Perhaps he regrets cheating on his partner, not because of a loss of feelings for you, but because of his conscience. The conflict within his heart and mind. Perhaps he realizes that yes, whilst he has feelings for you, that is not the way to go about it all.He feels wrong but doesn't know what to do. If he went out of his way to cheat on his girlfriend, it means he really likes you or love you. But, at the same time, he knows that it was wrong to cheat on that poor girl. Don't worry. Just go up and ask him yourself as to why he is ignoring you.
It is not your fault. Maybe he is having some personal issues he needs to sort out himself. If he puts you into a negative mood or doesn’t make you feel good, don’t be afraid to say no to him because your happiness is much more important then him cheating on his On girlfriend , what you have to do is put yourself in his girlfriends shoes and wonder how she felt when she heard she was being cheated on by her boyfriend , she must’ve have been so devastated to hear that, so maybe he is feeling the guilt at the moment
He may have been deeply insecure about his initial relationship. It seems that he's processing his feelings. I want you to know its not your fault, whatever he's doing is his choice. Now this could go a multitude of ways. I think you should figure out your feelings for him, if their genuine or an adrenaline moment.
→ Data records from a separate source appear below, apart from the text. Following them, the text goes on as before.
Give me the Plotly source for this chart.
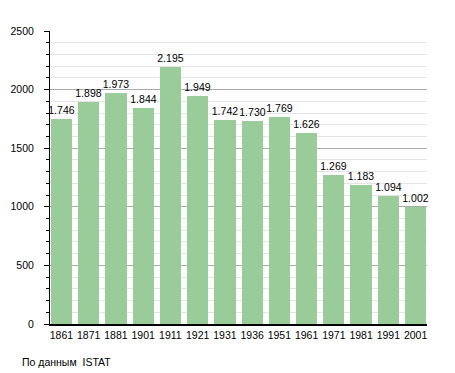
import plotly.graph_objects as go

years = ["1861", "1871", "1881", "1901", "1911", "1921", "1931", "1936", "1951", "1961", "1971", "1981", "1991", "2001"]
population = [1746, 1898, 1973, 1844, 2195, 1949, 1742, 1730, 1769, 1626, 1269, 1183, 1094, 1002]
labels = [f"{v:,}".replace(",", ".") for v in population]

FONT = "Liberation Sans, Arial"

fig = go.Figure()
fig.add_trace(go.Bar(
    x=list(range(len(years))), y=population, text=labels, textposition="outside",
    textfont=dict(size=10.5, color="black", family=FONT), constraintext="none",
    marker=dict(color="#99cc99", line=dict(width=0)), width=0.78, cliponaxis=False,
))
fig.update_layout(
    width=455, height=373, margin=dict(l=42, r=36, t=23, b=57, autoexpand=False),
    plot_bgcolor="white", paper_bgcolor="white", showlegend=False,
    font=dict(family=FONT, size=10.5, color="black"),
    bargap=0,
    annotations=[dict(text="По данным  ISTAT", xref="paper", yref="paper", x=-0.08, y=-0.104,
                      xanchor="left", yanchor="top", showarrow=False,
                      font=dict(size=10.5, color="black", family=FONT))],
)
fig.update_xaxes(
    tickmode="array", tickvals=list(range(len(years))), ticktext=years,
    range=[-0.42, len(years) - 0.58], showgrid=False, showline=True, linecolor="black", linewidth=2,
    ticks="", tickfont=dict(size=10.5), zeroline=False,
)
fig.update_yaxes(
    range=[0, 2500], dtick=500, showgrid=True, gridcolor="#aaaaaa", gridwidth=1,
    minor=dict(dtick=100, showgrid=True, gridcolor="#e4e4e4", ticks="outside", ticklen=3, tickcolor="black"),
    ticks="outside", ticklen=5, tickcolor="black", showline=True, linecolor="black", linewidth=1,
    zeroline=False, tickfont=dict(size=10.5), tickformat="d", ticklabelstandoff=8,
)
fig.write_html("out.html")
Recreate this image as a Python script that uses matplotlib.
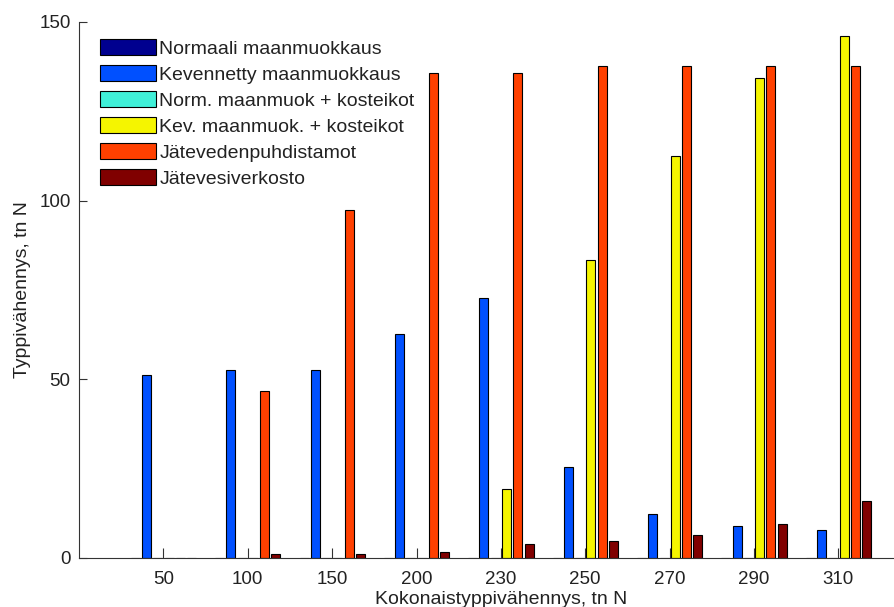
import matplotlib
matplotlib.use("Agg")
import matplotlib.pyplot as plt
import numpy as np

categories = ["50", "100", "150", "200", "230", "250", "270", "290", "310"]
series_names = ["Normaali maanmuokkaus", "Kevennetty maanmuokkaus",
                "Norm. maanmuok + kosteikot", "Kev. maanmuok. + kosteikot",
                "Jätevedenpuhdistamot", "Jätevesiverkosto"]
normaali = [0, 0, 0, 0, 0, 0, 0, 0, 0]
kevennetty = [51.0, 52.6, 52.6, 62.7, 72.6, 25.4, 12.1, 8.7, 7.8]
norm_kost = [0, 0, 0, 0, 0, 0, 0, 0, 0]
kev_kost = [0, 0, 0, 0, 19.1, 83.3, 112.6, 134.3, 146.0]
jatevesi_puhd = [0, 46.6, 97.4, 135.6, 135.6, 137.8, 137.8, 137.8, 137.8]
jatevesi_verk = [0, 1.1, 1.1, 1.6, 3.9, 4.6, 6.2, 9.4, 15.7]
colors = ["#00008f", "#0050ff", "#40f0d8", "#f5f500", "#ff4000", "#800000"]

data = [normaali, kevennetty, norm_kost, kev_kost, jatevesi_puhd, jatevesi_verk]

plt.rcParams['font.family'] = ['Liberation Sans', 'DejaVu Sans']

W, H = 895, 607
fig = plt.figure(figsize=(W / 100, H / 100), dpi=100)
unit = 84.375
left_px = 79
bottom_px = 557.5
top_px = 22
ax = fig.add_axes([left_px / W, (H - bottom_px) / H, 10 * unit / W, (bottom_px - top_px) / H])

n = len(data)
x = np.arange(1, len(categories) + 1)
group = 0.8
step = group / n
bw = step * 0.8
for i, (vals, name, c) in enumerate(zip(data, series_names, colors)):
    off = (i - (n - 1) / 2) * step
    ax.bar(x + off, vals, width=bw, color=c, edgecolor="black", linewidth=0.8, label=name)

ax.set_xlim(0, 10)
ax.set_ylim(0, 150)
ax.set_xticks(x)
ax.set_xticklabels(categories)
ax.set_yticks([0, 50, 100, 150])
ax.spines['top'].set_visible(False)
ax.spines['right'].set_visible(False)
for s in ['left', 'bottom']:
    ax.spines[s].set_linewidth(0.8)
    ax.spines[s].set_color('#333333')
ax.tick_params(axis='y', direction='in', length=6, width=0.8, labelsize=13.5, pad=6, colors='#333333', labelcolor='#222222')
ax.tick_params(axis='x', direction='in', length=7, width=0.8, labelsize=13.5, pad=10, colors='#333333', labelcolor='#222222')

ax.set_xlabel("Kokonaistyppivähennys, tn N", fontsize=14, color='#222222')
ax.xaxis.set_label_coords(0.5, -(600 - bottom_px) / (bottom_px - top_px))
ax.xaxis.label.set_va('center')
ax.set_ylabel("Typpivähennys, tn N", fontsize=14, color='#222222', labelpad=6)

leg = ax.legend(loc='upper left', bbox_to_anchor=((97 - left_px) / (10 * unit), 1 - (36 - top_px) / (bottom_px - top_px)),
                frameon=False, fontsize=14, handlelength=2.9, handleheight=0.93,
                labelspacing=0.36, handletextpad=0.15, borderaxespad=0, borderpad=0.15)
for t in leg.get_texts():
    t.set_color('#222222')

fig.savefig("out.png", dpi=100)
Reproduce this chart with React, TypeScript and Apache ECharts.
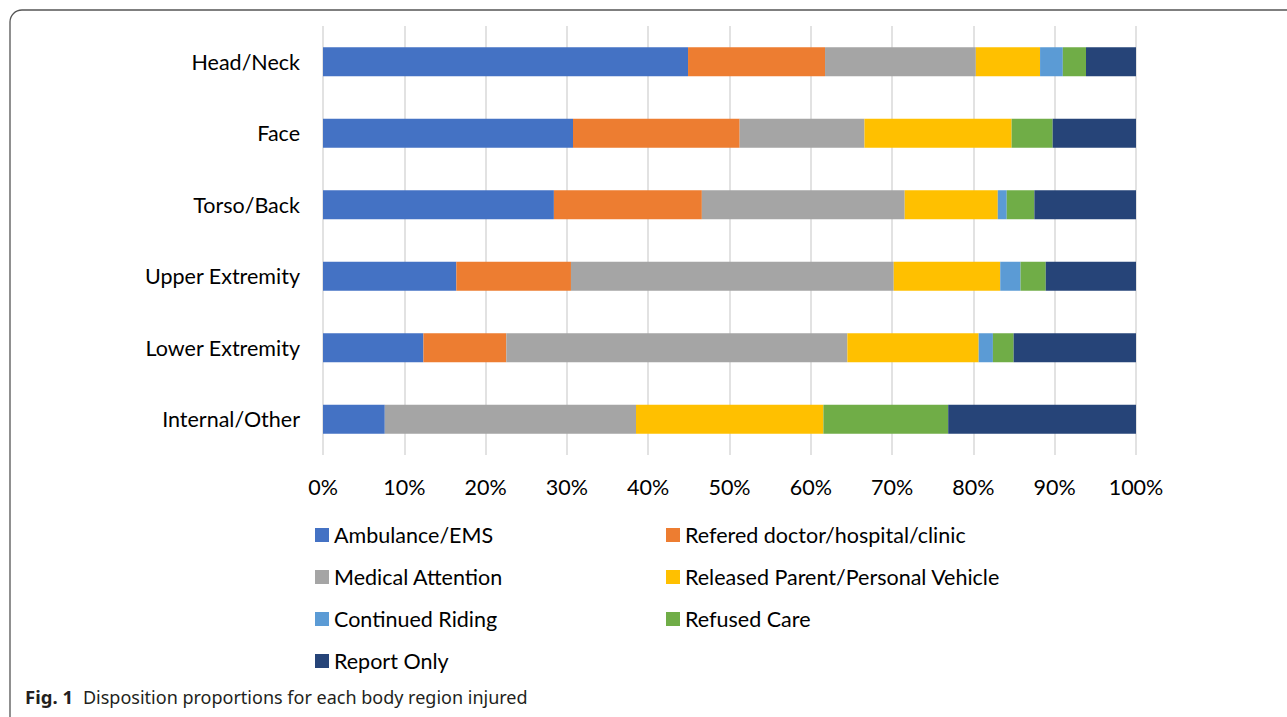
import React, { useEffect, useRef } from "react";
import * as echarts from "echarts";

const categories = ["Head/Neck", "Face", "Torso/Back", "Upper Extremity", "Lower Extremity", "Internal/Other"];
const seriesNames = [
  "Ambulance/EMS",
  "Refered doctor/hospital/clinic",
  "Medical Attention",
  "Released Parent/Personal Vehicle",
  "Continued Riding",
  "Refused Care",
  "Report Only",
];
const ambulance = [44.9, 30.75, 28.4, 16.4, 12.35, 7.6];
const refered = [16.85, 20.5, 18.2, 14.1, 10.2, 0];
const medical = [18.55, 15.35, 24.95, 39.7, 41.95, 30.9];
const released = [7.9, 18.1, 11.45, 13.1, 16.15, 23.05];
const continued = [2.8, 0, 1.1, 2.5, 1.75, 0];
const refused = [2.85, 5.05, 3.4, 3.1, 2.55, 15.35];
const reportOnly = [6.15, 10.25, 12.5, 11.1, 15.05, 23.1];
const xTicks = [0, 10, 20, 30, 40, 50, 60, 70, 80, 90, 100];

const colors = ["#4472C4", "#ED7D31", "#A5A5A5", "#FFC000", "#5B9BD5", "#70AD47", "#264478"];
const values = [ambulance, refered, medical, released, continued, refused, reportOnly];

const FONT = "Lato";

export default function App() {
  const ref = useRef<HTMLDivElement>(null);
  useEffect(() => {
    if (!ref.current) return;
    const chart = echarts.init(ref.current, null, { renderer: "svg" });
    const legendText = { fontFamily: FONT, fontSize: 21.5, color: "#000", lineHeight: 22 };
    chart.setOption({
      animation: false,
      backgroundColor: "#fff",
      grid: { left: 323, right: 151, top: 26, bottom: 262 },
      xAxis: {
        type: "value",
        min: xTicks[0],
        max: xTicks[xTicks.length - 1],
        interval: 10,
        axisLine: { show: false },
        axisTick: { show: false },
        axisLabel: { formatter: "{value}%", fontFamily: FONT, fontSize: 21.5, color: "#000", margin: 21 },
        splitLine: { show: true, lineStyle: { color: "#D9D9D9", width: 1.5 } },
      },
      yAxis: {
        type: "category",
        data: categories,
        inverse: true,
        axisLine: { show: false },
        axisTick: { show: false },
        axisLabel: { fontFamily: FONT, fontSize: 21.5, color: "#000", margin: 23 },
      },
      legend: [
        {
          orient: "vertical",
          left: 315,
          top: 524,
          padding: 0,
          itemWidth: 14,
          itemHeight: 14,
          itemGap: 20,
          icon: "rect",
          textStyle: legendText,
          data: [seriesNames[0], seriesNames[2], seriesNames[4], seriesNames[6]],
        },
        {
          orient: "vertical",
          left: 666,
          top: 524,
          padding: 0,
          itemWidth: 14,
          itemHeight: 14,
          itemGap: 20,
          icon: "rect",
          textStyle: legendText,
          data: [seriesNames[1], seriesNames[3], seriesNames[5]],
        },
      ],
      series: seriesNames.map((name, i) => ({
        name,
        type: "bar",
        stack: "total",
        barWidth: 29,
        itemStyle: { color: colors[i] },
        data: values[i],
      })),
      graphic: [
        {
          type: "rect",
          shape: { x: 10, y: 10, width: 1320, height: 740, r: 12 },
          style: { fill: "none", stroke: "#555", lineWidth: 1.3 },
          silent: true,
        },
        {
          type: "text",
          left: 25,
          top: 687,
          style: {
            text: "{b|Fig. 1}   {n|Disposition proportions for each body region injured}",
            rich: {
              b: { fontFamily: "Noto Sans", fontWeight: "bold", fontSize: 18.5, fill: "#231F20" },
              n: { fontFamily: "Noto Sans", fontSize: 18, fill: "#231F20" },
            },
          },
        },
      ],
    });
    return () => chart.dispose();
  }, []);
  return (
    <div
      ref={ref}
      style={{ position: "fixed", left: 0, top: 0, width: 1287, height: 717, background: "#fff" }}
    />
  );
}
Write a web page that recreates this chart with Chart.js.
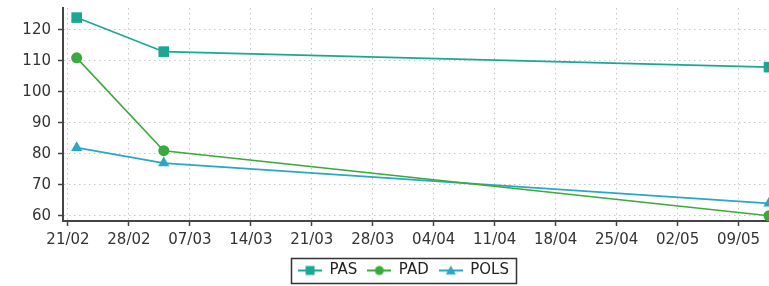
<!DOCTYPE html>
<html><head><meta charset="utf-8">
<script src="https://cdn.jsdelivr.net/npm/chart.js@4"></script>
<style>html,body{margin:0;padding:0;background:#fff}#wrap{width:769px;height:286px;position:relative}</style>
</head><body><div id="wrap"><canvas id="c" width="769" height="286"></canvas></div>
<script>
// ---- data ----
const dates = ['2021-02-22T00:00', '2021-03-04T00:00', '2021-05-12T12:00'];
const seriesNames = ['PAS', 'PAD', 'POLS'];
const pas = [124, 113, 108];
const pad = [111, 81, 60];
const pols = [82, 77, 64];
const xTickLabels = ['21/02','28/02','07/03','14/03','21/03','28/03','04/04','11/04','18/04','25/04','02/05','09/05'];
const yTicks = [60, 70, 80, 90, 100, 110, 120];

// ---- helpers ----
const BASE = Date.UTC(2021, 1, 21);
const DAY = 86400000;
const toDay = s => (Date.parse(s + 'Z') - BASE) / DAY;
const xs = dates.map(toDay);
const xTickVals = xTickLabels.map((_, i) => i * 7);

const colors = ['#1aa895', '#3aaa3a', '#28a8c4'];
const styles = ['rect', 'circle', 'triangle'];
const radii = [7.5, 5.5, 6.5];
const values = [pas, pad, pols];

// let the markers overflow the plot area instead of shrinking it
const LineCtl = Chart.registry.getController('line');
LineCtl.prototype.getMaxOverflow = function () { return 0; };

function legendIcon(color, style) {
  const c = document.createElement('canvas');
  c.width = 24; c.height = 14;
  const g = c.getContext('2d');
  g.strokeStyle = color; g.fillStyle = color; g.lineWidth = 2;
  g.beginPath(); g.moveTo(0, 7); g.lineTo(24, 7); g.stroke();
  g.beginPath();
  if (style === 'rect') g.rect(7.5, 2.5, 9, 9);
  else if (style === 'circle') g.arc(12, 7, 4.5, 0, Math.PI * 2);
  else { g.moveTo(12, 2); g.lineTo(17, 11); g.lineTo(7, 11); g.closePath(); }
  g.fill();
  return c;
}

const datasets = seriesNames.map((name, i) => ({
  label: name,
  data: xs.map((x, j) => ({ x: x, y: values[i][j] })),
  borderColor: colors[i],
  backgroundColor: colors[i],
  pointBackgroundColor: colors[i],
  pointBorderColor: colors[i],
  pointStyle: styles[i],
  pointRadius: radii[i],
  pointBorderWidth: 0,
  borderWidth: 1.6,
  tension: 0,
  clip: false
}));

const legendShift = {
  id: 'legendShift',
  afterLayout(chart) {
    const lg = chart.legend;
    if (!lg) return;
    lg.left += 19; lg.right += 19;
    lg.top += 2; lg.bottom += 2;
  }
};

const legendBorder = {
  id: 'legendBorder',
  afterDraw(chart) {
    const lg = chart.legend;
    if (!lg || !lg.legendHitBoxes || !lg.legendHitBoxes.length) return;
    const hb = lg.legendHitBoxes;
    const l = Math.min(...hb.map(b => b.left)) - 7;
    const r = Math.max(...hb.map(b => b.left + b.width)) + 7;
    const t = Math.min(...hb.map(b => b.top)) - 5;
    const b = Math.max(...hb.map(b => b.top + b.height)) + 5;
    const ctx = chart.ctx;
    ctx.save();
    ctx.strokeStyle = '#333';
    ctx.lineWidth = 1.5;
    ctx.strokeRect(Math.round(l) + 0.5, Math.round(t) + 0.5, Math.round(r - l), Math.round(b - t));
    ctx.restore();
  }
};

new Chart(document.getElementById('c'), {
  type: 'line',
  data: { datasets },
  plugins: [legendShift, legendBorder],
  options: {
    responsive: false,
    animation: false,
    devicePixelRatio: 1,
    layout: { padding: { top: 8, right: 0, left: 0, bottom: 0 } },
    font: { family: 'DejaVu Sans' },
    plugins: {
      tooltip: { enabled: false },
      legend: {
        position: 'bottom',
        labels: {
          font: { family: 'DejaVu Sans', size: 15 },
          color: '#222',
          usePointStyle: true,
          pointStyleWidth: 24,
          boxHeight: 14,
          padding: 10,
          generateLabels: (chart) => chart.data.datasets.map((ds, i) => ({
            text: ds.label,
            pointStyle: legendIcon(colors[i], styles[i]),
            fillStyle: colors[i],
            strokeStyle: colors[i],
            lineWidth: 0,
            hidden: false,
            datasetIndex: i,
            fontColor: '#222'
          }))
        }
      }
    },
    scales: {
      x: {
        type: 'linear',
        min: -0.57,
        max: xs[xs.length - 1],
        afterBuildTicks: s => { s.ticks = xTickVals.map(v => ({ value: v })); },
        afterFit: s => { s.height = 30; s.paddingLeft = 0; s.paddingRight = 0; },
        ticks: {
          autoSkip: false,
          maxRotation: 0,
          padding: 5,
          color: '#333',
          font: { family: 'DejaVu Sans', size: 15 },
          callback: (v) => { const i = xTickVals.indexOf(v); return i >= 0 ? xTickLabels[i] : ''; }
        },
        grid: { color: '#c8c8c8', lineWidth: 1, tickLength: 5, tickColor: '#444', tickWidth: 1.5, tickBorderDash: [] },
        border: { color: '#444', width: 2, dash: [1.5, 3.5] }
      },
      y: {
        type: 'linear',
        min: 58.3,
        max: 127.1,
        afterBuildTicks: s => { s.ticks = yTicks.map(v => ({ value: v })); },
        afterFit: s => { s.width = 63; s.paddingTop = 0; s.paddingBottom = 0; },
        ticks: {
          padding: 7,
          color: '#333',
          font: { family: 'DejaVu Sans', size: 15 },
          callback: v => String(v)
        },
        grid: { color: '#c8c8c8', lineWidth: 1, tickLength: 5, tickColor: '#444', tickWidth: 1.5, tickBorderDash: [] },
        border: { color: '#444', width: 2, dash: [1.5, 3.5] }
      }
    }
  }
});
</script>
</body></html>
That should put things into perspective for the both of you. The fact he cheated on his girlfriend gives an insight into who he is but people can change. Be open minded but figure out your stance on the situation and him as a person.
I am really sorry to hear about this, you didnt deserve to be cheated or treated like this. I assume that he may feel embarrased, ashamed, scared to face you or in the worst case scenario, i am afraid to say that that he may have moved on. Please take care of yourself. Dont let someone who hurts you or treats you worthless to have chances to upset you. Maybe, after a while he may message you or respond to you. If you are comfortable, you can always talk to me or any listener here. We would love to help you feel better.
There could be a lot of reasons. It depends on the context of the situation. Was it only a physical thing, was it also emotional? Now, it depends also on the frequency. Was it a one time thing or was it something continuous? It is time to really pay attention to see if what he said were his intentions matches his actions. It is likely that he's ignoring you because he feels regret and does not know to deal with it. It could also be because he is confused and is unsure as to which will be the next step between you two and between his girlfriend and him. And unfortunately, sometimes the infidelities are only a one time thing and does not imply that he was looking for something else. Either way, remember to give the importance and attention to people according to what they have earned.